▸ Task statement
In the listing below, locate the line with "Clone this chart in D3.js." and the line with "0.4, 0.45, 0.5];", then output both and everything between them exactly, minus any pictures.

Rows from a dataset of charts and code:
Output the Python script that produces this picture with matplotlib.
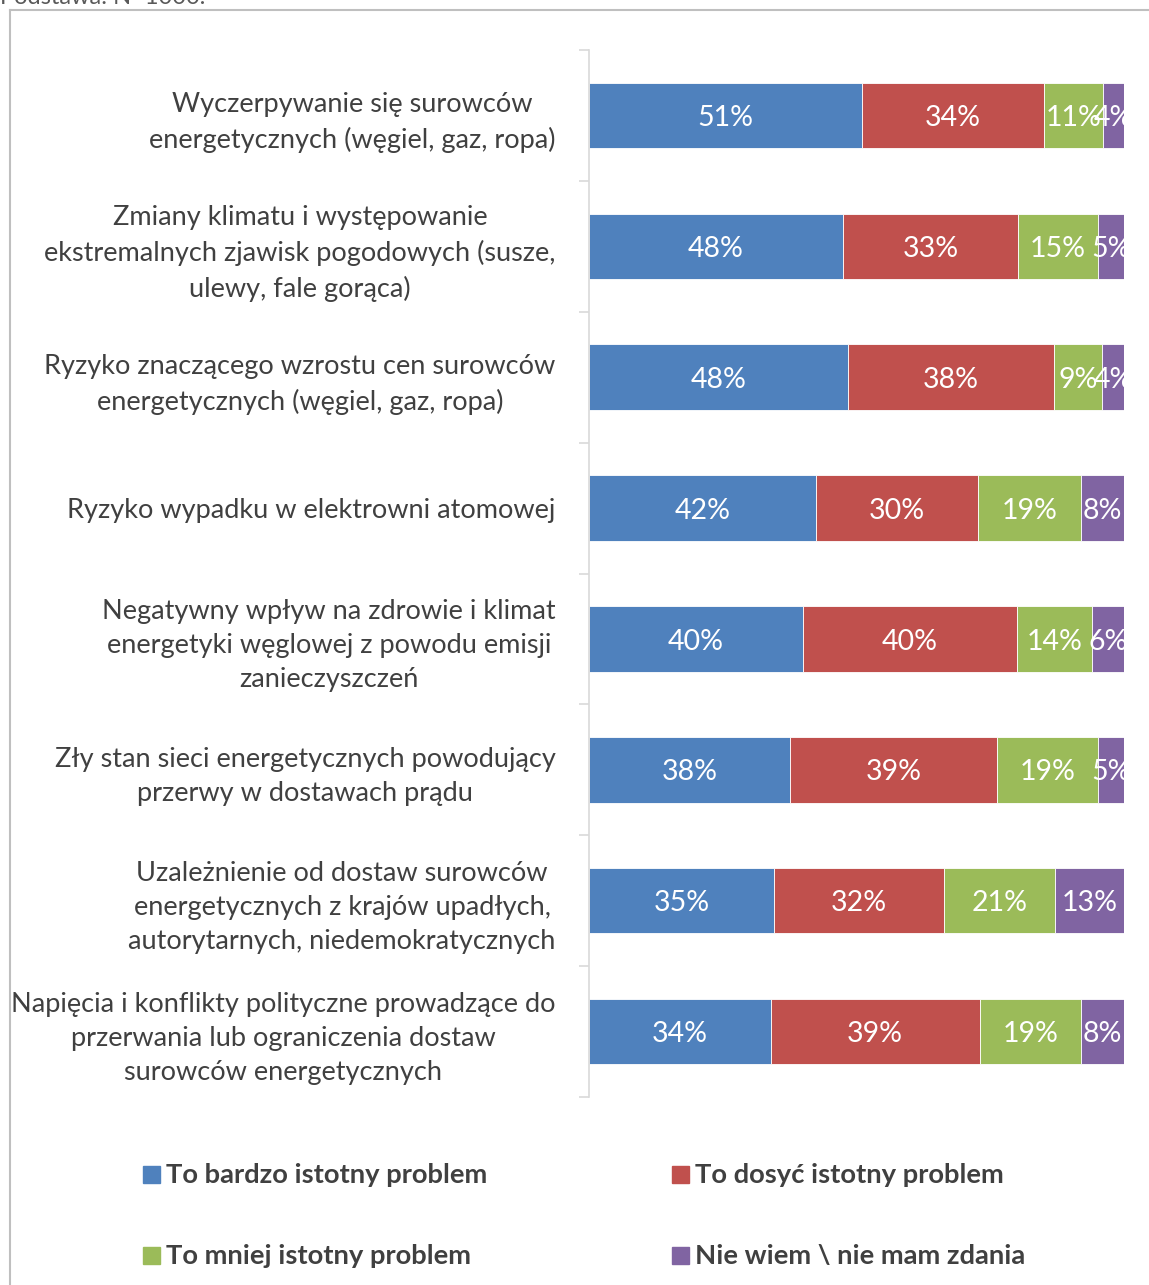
import matplotlib.pyplot as plt
from matplotlib.lines import Line2D
from matplotlib.patches import Rectangle
import numpy as np

plt.rcParams['font.family'] = ['Lato', 'DejaVu Sans']

categories = [
    "Wyczerpywanie się surowców\nenergetycznych (węgiel, gaz, ropa)",
    "Zmiany klimatu i występowanie\nekstremalnych zjawisk pogodowych (susze,\nulewy, fale gorąca)",
    "Ryzyko znaczącego wzrostu cen surowców\nenergetycznych (węgiel, gaz, ropa)",
    "Ryzyko wypadku w elektrowni atomowej",
    "Negatywny wpływ na zdrowie i klimat\nenergetyki węglowej z powodu emisji\nzanieczyszczeń",
    "Zły stan sieci energetycznych powodujący\nprzerwy w dostawach prądu",
    "Uzależnienie od dostaw surowców\nenergetycznych z krajów upadłych,\nautorytarnych, niedemokratycznych",
    "Napięcia i konflikty polityczne prowadzące do\nprzerwania lub ograniczenia dostaw\nsurowców energetycznych",
]
series_names = ["To bardzo istotny problem", "To dosyć istotny problem",
                "To mniej istotny problem", "Nie wiem \\ nie mam zdania"]
bardzo = [51, 48, 48, 42, 40, 38, 35, 34]
dosyc = [34, 33, 38, 30, 40, 39, 32, 39]
mniej = [11, 15, 9, 19, 14, 19, 21, 19]
nie_wiem = [4, 5, 4, 8, 6, 5, 13, 8]

colors = ["#4F81BD", "#C0504D", "#9BBB59", "#8064A2"]
text_color = "#404040"

W, H = 1149, 1285
fig = plt.figure(figsize=(W / 100, H / 100), dpi=100)
ax = fig.add_axes([589 / W, 1 - 1097 / H, 535 / W, 1047 / H])

data = np.array([bardzo, dosyc, mniej, nie_wiem], dtype=float)
shares = data / data.sum(axis=0) * 100  # 100% stacked
y = np.arange(len(categories))
left = np.zeros(len(categories))
for i, name in enumerate(series_names):
    ax.barh(y, shares[i], left=left, height=0.5, color=colors[i],
            edgecolor="white", linewidth=0.6)
    for j in range(len(categories)):
        t = ax.text(left[j] + shares[i][j] / 2, y[j] + 0.02, f"{int(data[i][j])}%",
                    ha="center", va="center", color="white", fontsize=20.5)
        t.set_clip_on(True)
    left += shares[i]

ax.set_xlim(0, 100)
ax.set_ylim(len(categories) - 0.5, -0.5)
ax.set_xticks([])
ax.set_yticks(y)
ax.set_yticklabels(categories, fontsize=19.5, color=text_color)
for lbl in ax.get_yticklabels():
    lbl.set_multialignment("center")
    lbl.set_linespacing(1.45)
ax.set_yticks(np.arange(-0.5, len(categories)), minor=True)
ax.tick_params(axis="y", which="major", length=0, pad=24)
ax.tick_params(axis="y", which="minor", length=7, color="#D9D9D9", width=1.2)
for s in ["top", "right", "bottom"]:
    ax.spines[s].set_visible(False)
ax.spines["left"].set_color("#D9D9D9")
ax.spines["left"].set_linewidth(1.2)

# outer frame of the chart area
fig.add_artist(Line2D([10 / W, 10 / W], [0, 1 - 10 / H], color="#BFBFBF", lw=1.5))
fig.add_artist(Line2D([10 / W, 1], [1 - 10 / H, 1 - 10 / H], color="#BFBFBF", lw=1.5))
fig.text(0, 1 - 4 / H, "Podstawa: N=1000.", fontsize=17, color="#595959", va="baseline")

# legend
leg_pos = [(143, 1175), (672, 1175), (143, 1256), (672, 1256)]
for (lx, ly), name, c in zip(leg_pos, series_names, colors):
    fig.add_artist(Rectangle((lx / W, 1 - (ly + 8) / H), 17 / W, 17 / H,
                             color=c, transform=fig.transFigure))
    fig.text((lx + 23) / W, 1 - ly / H, name, fontsize=19.7, fontweight="bold",
             color=text_color, va="center")

fig.savefig("out.png", dpi=100)
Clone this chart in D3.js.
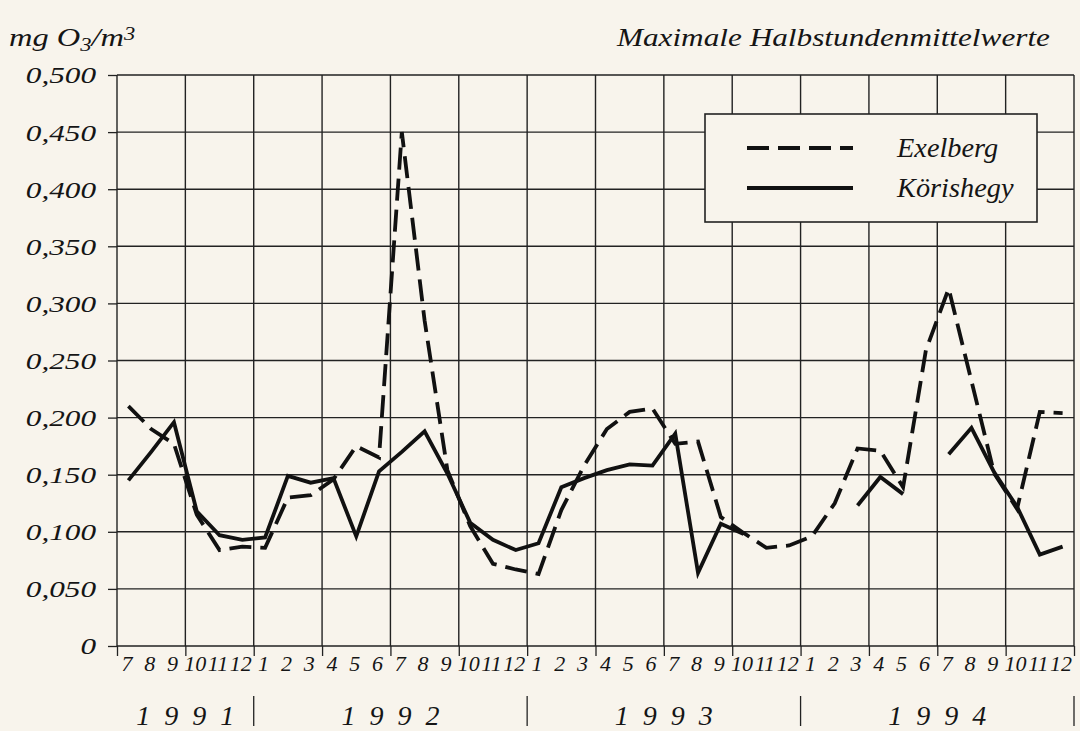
<!DOCTYPE html>
<html>
<head>
<meta charset="utf-8">
<script src="https://cdn.jsdelivr.net/npm/d3@7"></script>
<style>
  body { margin: 0; background: #f8f4ec; }
  svg { display: block; }
  text { font-family: "Liberation Serif", "Times New Roman", Tinos, Times, serif; font-style: italic; fill: #151515; }
  .axis path { display: none; }
  .axis line { stroke: #222; stroke-width: 1.3; }
</style>
</head>
<body>
<svg id="chart"></svg>
<script>
// months from 7/1991 to 12/1994
const monthLabels = [7, 8, 9, 10, 11, 12,
  1, 2, 3, 4, 5, 6, 7, 8, 9, 10, 11, 12,
  1, 2, 3, 4, 5, 6, 7, 8, 9, 10, 11, 12,
  1, 2, 3, 4, 5, 6, 7, 8, 9, 10, 11, 12];
const years = [
  {label: '1991', from: 0, to: 6},
  {label: '1992', from: 6, to: 18},
  {label: '1993', from: 18, to: 30},
  {label: '1994', from: 30, to: 42}
];
const yTicks = [0, 0.05, 0.1, 0.15, 0.2, 0.25, 0.3, 0.35, 0.4, 0.45, 0.5];

// mg O3/m3, null = no value
const exelberg = [0.210, 0.190, 0.177, 0.115, 0.084, 0.087,
  0.086, 0.130, 0.132, 0.146, 0.175, 0.165, 0.450, 0.285, 0.154, 0.105, 0.072, 0.067,
  0.063, 0.119, 0.158, 0.190, 0.205, 0.208, 0.177, 0.179, 0.113, 0.099, 0.086, 0.088,
  0.096, 0.125, 0.173, 0.171, 0.139, 0.259, 0.313, 0.232, 0.151, 0.120, 0.205, 0.204];
const koerishegy = [0.145, 0.170, 0.196, 0.118, 0.097, 0.093,
  0.095, 0.149, 0.143, 0.147, 0.096, 0.153, 0.170, 0.188, 0.151, 0.108, 0.093, 0.084,
  0.090, 0.139, 0.147, 0.154, 0.159, 0.158, 0.186, 0.064, 0.107, 0.098, null, null,
  null, null, 0.123, 0.148, 0.133, null, 0.168, 0.191, 0.152, 0.122, 0.080, 0.087];

const series = [
  {name: 'Exelberg', values: exelberg, dash: '22,9'},
  {name: 'Körishegy', values: koerishegy, dash: null}
];

var w = 1080, h = 731;
var margin = {top: 75, right: 6, bottom: 85, left: 117};
var plotW = w - margin.left - margin.right,
    plotH = h - margin.top - margin.bottom;

var svg = d3.select('#chart').attr('width', w).attr('height', h);
var g = svg.append('g').attr('transform', translation(margin.left, margin.top));

var x = d3.scaleLinear().domain([0, monthLabels.length]).range([0, plotW]);
var y = d3.scaleLinear().domain([0, 0.5]).range([plotH, 0]);

var locale = d3.formatLocale({decimal: ',', thousands: '.', grouping: [3], currency: ['', '']});
var fmt = locale.format('.3f');

// stretch text horizontally, the scan is wider than the font
function stretch(sel, k) {
  sel.each(function() {
    var tw = this.getComputedTextLength();
    d3.select(this).attr('textLength', tw * k).attr('lengthAdjust', 'spacingAndGlyphs');
  });
}

// GRID
g.append('g').selectAll('line')
  .data(yTicks)
  .enter().append('line')
    .attr('x1', 0).attr('x2', plotW)
    .attr('y1', d => y(d)).attr('y2', d => y(d))
    .attr('stroke', '#222').attr('stroke-width', 1.4);

g.append('g').selectAll('line')
  .data(d3.range(0, monthLabels.length + 1, 3))
  .enter().append('line')
    .attr('x1', d => x(d)).attr('x2', d => x(d))
    .attr('y1', 0).attr('y2', plotH)
    .attr('stroke', '#222').attr('stroke-width', 1.4);

// AXES
var yAxis = d3.axisLeft(y)
  .tickValues(yTicks)
  .tickSize(9)
  .tickPadding(12)
  .tickFormat(d => d === 0 ? '0' : fmt(d));

g.append('g').attr('class', 'axis y').call(yAxis)
  .selectAll('text')
    .attr('dy', '0.33em')
    .style('font-size', '24px')
    .call(stretch, 1.3);

g.append('g').attr('class', 'axis x')
  .attr('transform', translation(0, plotH))
  .call(d3.axisBottom(x).tickValues(d3.range(0, monthLabels.length + 1, 3)).tickSize(10).tickFormat(''));

g.append('g').attr('class', 'axis months')
  .attr('transform', translation(0, plotH))
  .call(d3.axisBottom(x)
    .tickValues(d3.range(monthLabels.length).map(i => i + 0.5))
    .tickSize(0).tickPadding(9)
    .tickFormat((d, i) => monthLabels[i]))
  .selectAll('text')
    .attr('dx', '-2')
    .style('font-size', '22px');

// year labels and separators
g.append('g').selectAll('line')
  .data(years)
  .enter().append('line')
    .attr('x1', d => x(d.to)).attr('x2', d => x(d.to))
    .attr('y1', plotH + 50).attr('y2', plotH + 80)
    .attr('stroke', '#222').attr('stroke-width', 1.3);

g.append('g').selectAll('text')
  .data(years)
  .enter().append('text')
    .attr('x', d => x((d.from + d.to) / 2))
    .attr('y', plotH + 79)
    .attr('text-anchor', 'middle')
    .attr('textLength', 98)
    .attr('lengthAdjust', 'spacing')
    .style('font-size', '28px')
    .text(d => d.label);

// LINES
var line = d3.line()
  .defined(d => d != null)
  .x((d, i) => x(i + 0.5))
  .y(d => y(d));

g.append('g').selectAll('path')
  .data(series)
  .enter().append('path')
    .attr('d', d => line(d.values))
    .attr('fill', 'none')
    .attr('stroke', '#111')
    .attr('stroke-width', 3.8)
    .attr('stroke-dasharray', d => d.dash);

// LEGEND
var legend = svg.append('g').attr('transform', translation(705, 114));
legend.append('rect')
  .attr('width', 332).attr('height', 108)
  .attr('fill', '#f8f4ec').attr('stroke', '#222').attr('stroke-width', 1.6);

var item = legend.selectAll('.item')
  .data(series)
  .enter().append('g')
    .attr('class', 'item')
    .attr('transform', (d, i) => translation(0, 34 + i * 40));
item.append('line')
  .attr('x1', 42).attr('x2', 148)
  .attr('stroke', '#111').attr('stroke-width', 3.8)
  .attr('stroke-dasharray', d => d.dash);
item.append('text')
  .attr('x', 192).attr('y', 9)
  .style('font-size', '27px')
  .text(d => d.name)
  .call(stretch, 1.05);

// TITLES
svg.append('text')
  .attr('x', 1050).attr('y', 46)
  .attr('text-anchor', 'end')
  .style('font-size', '25px')
  .text('Maximale Halbstundenmittelwerte')
  .call(stretch, 1.25);

var unit = svg.append('text')
  .attr('x', 9).attr('y', 46)
  .style('font-size', '26px');
unit.append('tspan').text('mg O');
unit.append('tspan').attr('baseline-shift', '-25%').style('font-size', '18px').text('3');
unit.append('tspan').text('/m');
unit.append('tspan').attr('baseline-shift', '35%').style('font-size', '18px').text('3');
unit.call(stretch, 1.25);

function translation(tx, ty) {
  return 'translate(' + tx + ',' + ty + ')';
}
</script>
</body>
</html>
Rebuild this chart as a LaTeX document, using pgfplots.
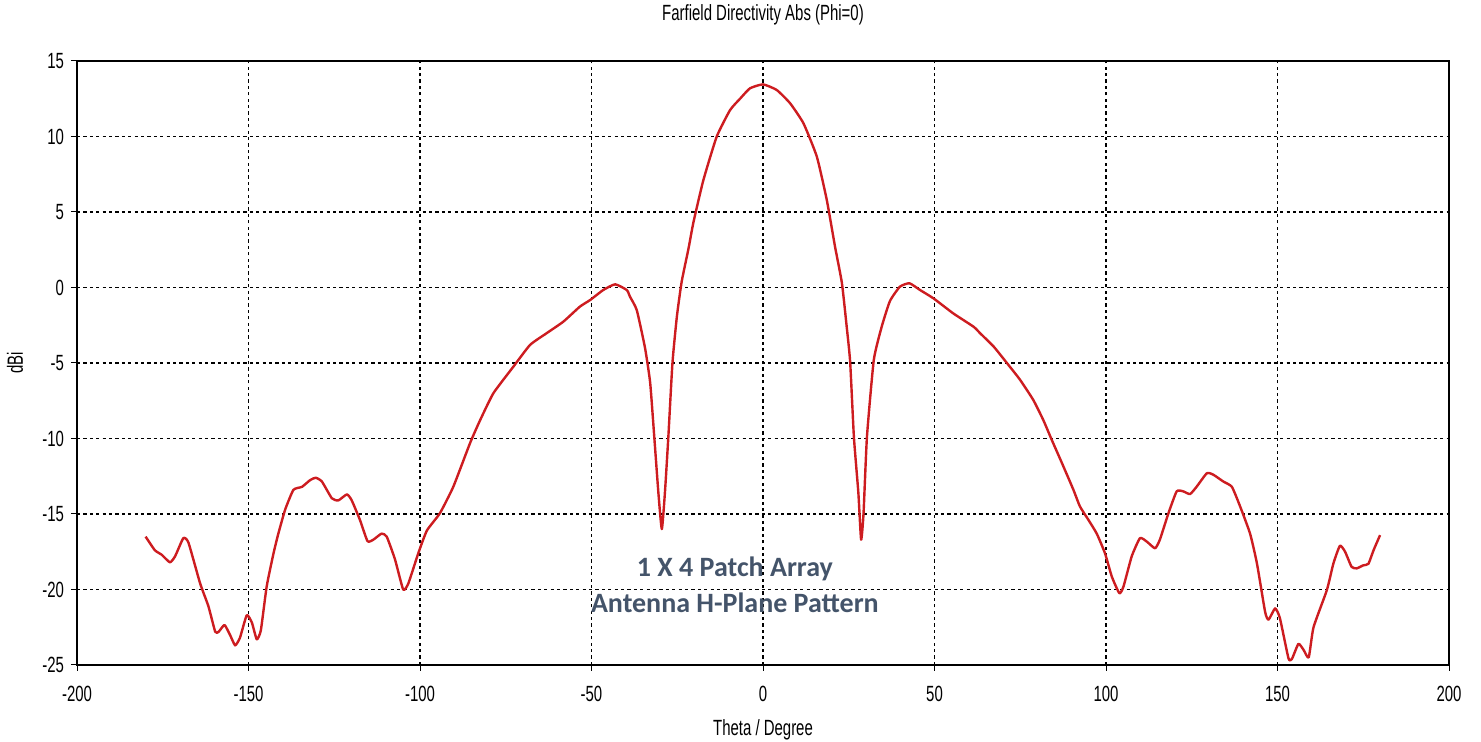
\documentclass[border=0pt]{standalone}
\usepackage{fontspec}
\setmainfont{Liberation Sans}
\newfontfamily\narrowfont[FakeStretch=0.68]{Liberation Sans}
\newfontfamily\annofont{Carlito}
\usepackage{pgfplots}
\pgfplotsset{compat=1.18}
\definecolor{curvered}{RGB}{205,28,32}
\definecolor{annoblue}{RGB}{68,84,106}
\begin{document}
\begin{tikzpicture}
\path[use as bounding box] (-38.5pt,-38.5pt) rectangle (702pt,332.5pt);
\begin{axis}[
  at={(0,0)}, anchor=south west,
  scale only axis, width=686pt, height=302pt,
  xmin=-200, xmax=200, ymin=-25, ymax=15,
  xtick={-200,-150,...,200}, ytick={-25,-20,...,15},
  tick align=outside, major tick length=3pt,
  tick style={black, line width=0.5pt},
  xtick pos=bottom, ytick pos=left,
  grid=major,
  major grid style={black, line width=0.6pt, dash pattern=on 1.6pt off 1.6pt},
  axis line style={black, line width=0.8pt},
  /pgf/number format/assume math mode=true,
  ticklabel style={font=\narrowfont\fontsize{11}{12}\selectfont},
  xticklabel style={yshift=-4pt},
  label style={font=\narrowfont\fontsize{11}{12}\selectfont},
  xlabel={Theta / Degree},
  xlabel style={at={(axis description cs:0.5,0)}, anchor=center, yshift=-32.5pt},
  ylabel={dBi},
  ylabel style={at={(axis description cs:0,0.5)}, anchor=center, rotate=0, yshift=31pt},
  title={Farfield Directivity Abs (Phi=0)},
  title style={font=\narrowfont\fontsize{11}{12}\selectfont, at={(0.5,1)}, anchor=center, yshift=17pt},
]
\addplot[curvered, line width=1.2pt, line join=round, smooth, tension=0.3] coordinates {
(-180,-16.5) (-177.3,-17.4) (-175.3,-17.7) (-172.9,-18.2) (-171.4,-17.8)
(-169,-16.6) (-167.5,-16.9) (-164.1,-19.6) (-161.7,-21.1) (-159.7,-22.8)
(-158.7,-22.8) (-157,-22.35) (-155.4,-23.0) (-153.9,-23.7) (-152.5,-23.2)
(-150.5,-21.7) (-149,-22.2) (-147.6,-23.3) (-146.4,-22.7) (-144.7,-19.8)
(-142.7,-17.6) (-141.3,-16.3) (-139.3,-14.7) (-136.9,-13.4) (-134.4,-13.2)
(-132,-12.75) (-130.4,-12.6) (-128.6,-12.85) (-125.7,-13.96) (-123.8,-14.1)
(-121.3,-13.7) (-119.9,-14.1) (-117.5,-15.4) (-115.3,-16.8) (-113.6,-16.7)
(-111.2,-16.3) (-109.7,-16.5) (-107.3,-18.0) (-104.9,-20.0) (-103.4,-19.6)
(-100.5,-17.6) (-98,-16.1) (-94.2,-14.95) (-90.3,-13.2) (-85.4,-10.3)
(-82.5,-8.8) (-78.6,-7.0) (-72.8,-5.25) (-67.9,-3.8) (-63.1,-3.03)
(-58.2,-2.26) (-53.4,-1.27) (-50.4,-0.83) (-46.6,-0.17) (-43.1,0.21)
(-39.7,-0.17) (-38.8,-0.6) (-36.8,-1.5) (-34.4,-4.0) (-32.9,-6.3)
(-31.7,-9.9) (-30.5,-13.6) (-29.5,-16.0) (-28.6,-13.6) (-27.6,-9.9)
(-26.4,-5.0) (-25.1,-1.9) (-23.7,0.4) (-21.7,2.6) (-20.3,4.3)
(-17.4,7.1) (-13.5,9.99) (-9.6,11.75) (-6.7,12.5) (-3.8,13.19)
(0,13.45) (4.0,13.08) (7.9,12.2) (11.8,10.87) (15.7,8.66)
(18.6,5.79) (21.0,2.7) (23.0,0.3) (24.4,-2.6) (25.4,-4.9)
(26.5,-9.9) (27.8,-13.6) (28.6,-16.7) (29.3,-15.0) (30.3,-9.9)
(32.3,-4.8) (34.6,-2.6) (37.0,-0.9) (39.9,0.05) (42.7,0.28)
(45.8,-0.17) (49.7,-0.72) (55.5,-1.72) (61.4,-2.6) (63.3,-3.03)
(67.2,-3.9) (71.1,-5.0) (74.9,-6.1) (78.8,-7.45) (81.7,-8.77)
(84.2,-10.1) (87.1,-11.6) (90.5,-13.4) (92.4,-14.5) (94.9,-15.4)
(97.3,-16.3) (99.7,-17.6) (101.7,-19.15) (103.9,-20.25) (105.1,-19.8)
(107.5,-17.8) (109.9,-16.6) (111.9,-16.83) (114.3,-17.27) (115.7,-16.7)
(118.2,-14.95) (120.6,-13.5) (122.5,-13.5) (124.5,-13.68) (126.4,-13.2)
(129.4,-12.3) (131.3,-12.4) (134.2,-12.85) (136.7,-13.2) (139.1,-14.5)
(142.0,-16.3) (144.0,-18.27) (146.4,-21.5) (147.4,-22.0) (149.3,-21.25)
(150.7,-21.9) (153.2,-24.56) (154.2,-24.6) (156.1,-23.6) (157.6,-24.0)
(159.1,-24.5) (160.5,-22.5) (164.4,-20.03) (166.3,-18.27) (168.2,-17.1)
(169.7,-17.5) (171.6,-18.5) (173.1,-18.6) (175.0,-18.4) (176.5,-18.3)
(178.0,-17.4) (179.9,-16.4)
};
\node[font=\annofont\bfseries\fontsize{14}{18}\selectfont, text=annoblue, align=center]
  at (axis cs:-8.2,-19.7) {1 X 4 Patch Array\\Antenna H-Plane Pattern};
\end{axis}
\end{tikzpicture}
\end{document}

▸ Finished task
Clone this chart in D3.js.
<!DOCTYPE html>
<html>
<head>
<meta charset="utf-8">
<script src="https://cdn.jsdelivr.net/npm/d3@7"></script>
<style>
  body { margin: 0; background: #f8f4ec; }
  svg { display: block; }
  text { font-family: "Liberation Serif", "Times New Roman", Tinos, Times, serif; font-style: italic; fill: #151515; }
  .axis path { display: none; }
  .axis line { stroke: #222; stroke-width: 1.3; }
</style>
</head>
<body>
<svg id="chart"></svg>
<script>
// months from 7/1991 to 12/1994
const monthLabels = [7, 8, 9, 10, 11, 12,
  1, 2, 3, 4, 5, 6, 7, 8, 9, 10, 11, 12,
  1, 2, 3, 4, 5, 6, 7, 8, 9, 10, 11, 12,
  1, 2, 3, 4, 5, 6, 7, 8, 9, 10, 11, 12];
const years = [
  {label: '1991', from: 0, to: 6},
  {label: '1992', from: 6, to: 18},
  {label: '1993', from: 18, to: 30},
  {label: '1994', from: 30, to: 42}
];
const yTicks = [0, 0.05, 0.1, 0.15, 0.2, 0.25, 0.3, 0.35, 0.4, 0.45, 0.5];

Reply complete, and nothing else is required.